11. Learned Advocates for the appellant and the 1st respondent while conceding that the Full Bench decision is in point, sought to distinguish it on the ground that whereas in the case with which the Full Bench was dealing, the alienee had been brought on record as a party-respondent by an order made under Order XXII Rule 10 C. P. C., in the present case, the application by respondents 2 to 5 to be impleaded as parties to the appeal was fifed under Order 1 Rule 10 C. P. C. and not under Order XXII Rule 10 C. P. C. and consequently the ratio of the Full Bench ruling does not apply to the present case, it was further urged that the scope and effect of the two provisions are entirely different and it was also pointed, out that whereas an order under Order 1 Rule 10 C. P, C. is not appealable, an order made under Order XXII Rule 10 is appealable, as provided by Order XLIII Rule 1(1) C. P. C.
12. It is true that in C. M. P. No. 6489 of 1959 filed by respondents 2 to 5 for being made parties to'the appeal, the provision of law quoted was Order 1 Rule 10 C. P. C., but it is apparent on the averments made in the affidavit filed in support of that application that respondents 2 to 5 were really seeking to invoke the provisions of Order XXII Rule 10(1) C. P. C. so as to enable them to prosecute the appeal and not merely to be brought on record under Order 1 Rule 10 C. P. C. as silent spectators. in paragraph 5 of the affidavit, it was stated;
'Thus the entire interest in the suit lands has row devolved on the petitioners herein and they are necessary and proper parties to the appeal and they alone are interested in the prosecution of the appeal. The 2nd respondent has no further interest in the suit lands and tne appeal.'
In the next paragraph it was prayed;
'It is therefore necessary in the interests of justice that this Honourable Court be pleased to implead the petitioners herein as party respondents 2 to 5 in the above appeal as otherwise they will suffer irreparable loss.'
As already pointed out, in the affidavit filed by the 1st respondent, a similar averment was made and that was to the following effect:
'Thus the entire Interest In the suit lands has now devolved on the petitioners herein and I have no further interest in the lands which are now the subject-matter of the above appeal. The petitioners are both proper and necessary parties to the appeal and they alone are interested in prosecuting the appeal. I have no objection to their being impleaded as party-respondents to the above appeal.'
13. As noticed already, the appellant did not oppose the application; he did not even file a counter. Therefore, it Is obvious that at that stage, every one understood the application made by respondents 2 to 5 as one made for being added as party-respondents to enable them to continue the appeal, because the Interest in the suit properly had been assigned to them by the 1st respondent and the latter had no stake at all in the appeal. That is precisely what Rule 10(1) of Order XXII C. P. C. contemplates. It runs thus:
'In other cases of an assignment, creation or devolution of any Interest during the pendency of a suit, the suit may, by leave of the Court, be continued by or against the person to or upon whom such interest has come or devolved.'
Rule II of Order XXII C. P. C. provides:-
'In the application of this order to appeals, so far at may be, the word 'plaintiff' shall be held to includean appellant, the word 'defendant' a respondent and the word 'suit' an appeal.'
14. It is wall to remember that in matters like this, it is not the form that counts but the substance, and the citation of a wrong provision of law does not conclude the matter one way or the other.

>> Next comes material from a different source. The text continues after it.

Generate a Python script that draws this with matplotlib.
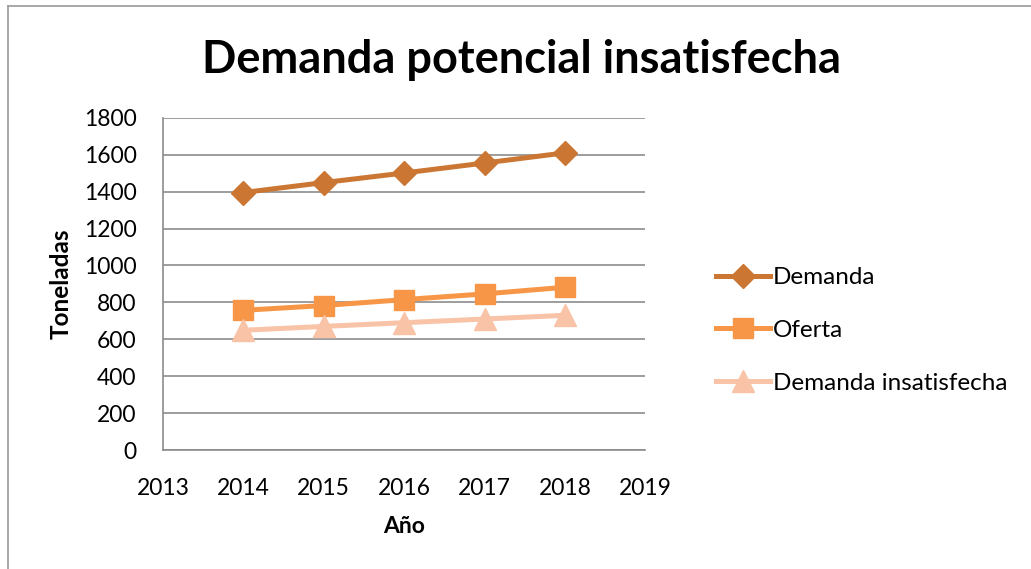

15. The further contention on behalf of the appellant was that he might have appealed against the order impleading respondents 2 to 5, had the application been one under Order XXII Rule 10 C. P. C, instead of one under Order 1 Rule 10 C. P. C. as it appeared 'ex-facie'. While this is attractive as an argument, it has no basis in reality, for, if the appellant was genuinely interested in contesting the application at that stage, one would have expected him to have put up some opposition, but on the contrary he did not even choose to file a counter.
16. On the whole, I am satisfied that the application by respondents 2 to 5 in C. M. P. No. 6489 of 1959 was meant to be one under Order XXII Rule 10 C. P. C. and the fact that Order 1 Rule 10 C. P. C. was by mistake quoted in the application had neither missed nor prejudiced any one. That being so, the Full Bench ruling in Veeraraghava Reddi v. Subba Reddi, ILR 43 Mad 37: (AIR 1920 Mad 391) (FB), governs this case, and I have no option but to refuse to record the compromise in so far as it affects the interests of respondents 2 to 5,
17. The result will be that this application is dismissed and the appeal will be heard on the merits.